- [TASK OBJECTIVE] Everything in the listing except the pictures should be written out exactly.

- [DATASET EXTRACT]

***

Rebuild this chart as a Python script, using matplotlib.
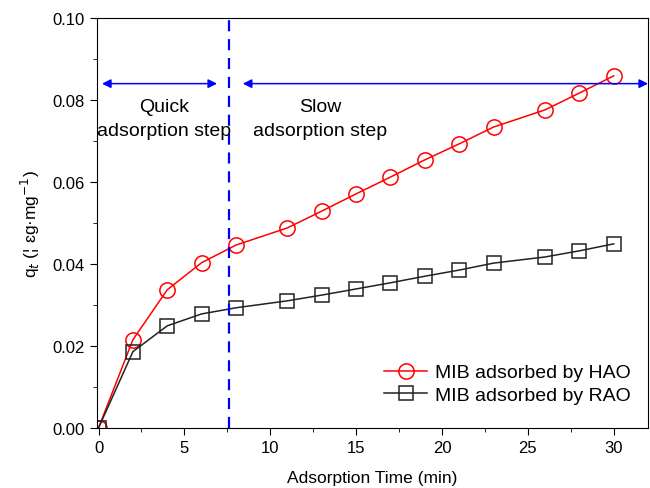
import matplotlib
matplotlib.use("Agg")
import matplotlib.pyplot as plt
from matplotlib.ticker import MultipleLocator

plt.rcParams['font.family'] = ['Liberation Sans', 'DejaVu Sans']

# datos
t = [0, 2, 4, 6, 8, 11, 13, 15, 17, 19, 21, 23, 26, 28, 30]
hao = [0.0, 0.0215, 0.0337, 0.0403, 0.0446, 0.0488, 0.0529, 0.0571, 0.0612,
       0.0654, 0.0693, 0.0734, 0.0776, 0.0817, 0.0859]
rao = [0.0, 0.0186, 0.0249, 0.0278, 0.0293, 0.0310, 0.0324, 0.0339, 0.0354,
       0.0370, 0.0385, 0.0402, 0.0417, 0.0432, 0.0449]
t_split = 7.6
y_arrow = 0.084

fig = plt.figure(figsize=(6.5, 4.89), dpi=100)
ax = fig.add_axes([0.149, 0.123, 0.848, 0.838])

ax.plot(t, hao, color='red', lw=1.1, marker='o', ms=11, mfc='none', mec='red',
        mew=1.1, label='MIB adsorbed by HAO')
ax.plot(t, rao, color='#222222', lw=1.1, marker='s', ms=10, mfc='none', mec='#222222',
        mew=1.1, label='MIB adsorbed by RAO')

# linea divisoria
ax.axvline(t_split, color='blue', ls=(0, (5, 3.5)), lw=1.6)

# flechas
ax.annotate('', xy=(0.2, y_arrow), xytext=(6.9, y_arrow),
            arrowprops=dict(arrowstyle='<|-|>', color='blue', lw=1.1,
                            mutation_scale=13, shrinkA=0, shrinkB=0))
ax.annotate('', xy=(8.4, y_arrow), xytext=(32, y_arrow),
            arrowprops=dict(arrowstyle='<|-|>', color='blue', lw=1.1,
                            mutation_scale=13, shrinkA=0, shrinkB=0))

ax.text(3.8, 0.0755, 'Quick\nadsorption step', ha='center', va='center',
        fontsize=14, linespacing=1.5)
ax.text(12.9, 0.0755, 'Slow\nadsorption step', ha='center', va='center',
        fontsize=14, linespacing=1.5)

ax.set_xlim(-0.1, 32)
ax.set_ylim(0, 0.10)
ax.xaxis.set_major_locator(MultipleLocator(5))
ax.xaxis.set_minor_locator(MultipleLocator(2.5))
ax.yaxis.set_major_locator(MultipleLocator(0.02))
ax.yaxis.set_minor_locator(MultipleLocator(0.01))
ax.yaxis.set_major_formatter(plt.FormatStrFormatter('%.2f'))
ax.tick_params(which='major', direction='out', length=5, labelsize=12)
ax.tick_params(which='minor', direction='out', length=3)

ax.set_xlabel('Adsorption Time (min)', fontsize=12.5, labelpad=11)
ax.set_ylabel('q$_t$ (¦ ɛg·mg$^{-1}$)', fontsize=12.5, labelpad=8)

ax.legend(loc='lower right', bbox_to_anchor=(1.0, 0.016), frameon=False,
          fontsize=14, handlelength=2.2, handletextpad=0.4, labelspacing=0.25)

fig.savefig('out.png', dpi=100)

***

- [FINISHED TASK]
Rebuild this chart as a Python script, using matplotlib.
import matplotlib
matplotlib.use("Agg")
import matplotlib.pyplot as plt
from matplotlib.ticker import MultipleLocator

plt.rcParams['font.family'] = ['Liberation Sans', 'DejaVu Sans']

# datos
t = [0, 2, 4, 6, 8, 11, 13, 15, 17, 19, 21, 23, 26, 28, 30]
hao = [0.0, 0.0215, 0.0337, 0.0403, 0.0446, 0.0488, 0.0529, 0.0571, 0.0612,
       0.0654, 0.0693, 0.0734, 0.0776, 0.0817, 0.0859]
rao = [0.0, 0.0186, 0.0249, 0.0278, 0.0293, 0.0310, 0.0324, 0.0339, 0.0354,
       0.0370, 0.0385, 0.0402, 0.0417, 0.0432, 0.0449]
t_split = 7.6
y_arrow = 0.084

fig = plt.figure(figsize=(6.5, 4.89), dpi=100)
ax = fig.add_axes([0.149, 0.123, 0.848, 0.838])

ax.plot(t, hao, color='red', lw=1.1, marker='o', ms=11, mfc='none', mec='red',
        mew=1.1, label='MIB adsorbed by HAO')
ax.plot(t, rao, color='#222222', lw=1.1, marker='s', ms=10, mfc='none', mec='#222222',
        mew=1.1, label='MIB adsorbed by RAO')

# linea divisoria
ax.axvline(t_split, color='blue', ls=(0, (5, 3.5)), lw=1.6)

# flechas
ax.annotate('', xy=(0.2, y_arrow), xytext=(6.9, y_arrow),
            arrowprops=dict(arrowstyle='<|-|>', color='blue', lw=1.1,
                            mutation_scale=13, shrinkA=0, shrinkB=0))
ax.annotate('', xy=(8.4, y_arrow), xytext=(32, y_arrow),
            arrowprops=dict(arrowstyle='<|-|>', color='blue', lw=1.1,
                            mutation_scale=13, shrinkA=0, shrinkB=0))

ax.text(3.8, 0.0755, 'Quick\nadsorption step', ha='center', va='center',
        fontsize=14, linespacing=1.5)
ax.text(12.9, 0.0755, 'Slow\nadsorption step', ha='center', va='center',
        fontsize=14, linespacing=1.5)

ax.set_xlim(-0.1, 32)
ax.set_ylim(0, 0.10)
ax.xaxis.set_major_locator(MultipleLocator(5))
ax.xaxis.set_minor_locator(MultipleLocator(2.5))
ax.yaxis.set_major_locator(MultipleLocator(0.02))
ax.yaxis.set_minor_locator(MultipleLocator(0.01))
ax.yaxis.set_major_formatter(plt.FormatStrFormatter('%.2f'))
ax.tick_params(which='major', direction='out', length=5, labelsize=12)
ax.tick_params(which='minor', direction='out', length=3)

ax.set_xlabel('Adsorption Time (min)', fontsize=12.5, labelpad=11)
ax.set_ylabel('q$_t$ (¦ ɛg·mg$^{-1}$)', fontsize=12.5, labelpad=8)

ax.legend(loc='lower right', bbox_to_anchor=(1.0, 0.016), frameon=False,
          fontsize=14, handlelength=2.2, handletextpad=0.4, labelspacing=0.25)

fig.savefig('out.png', dpi=100)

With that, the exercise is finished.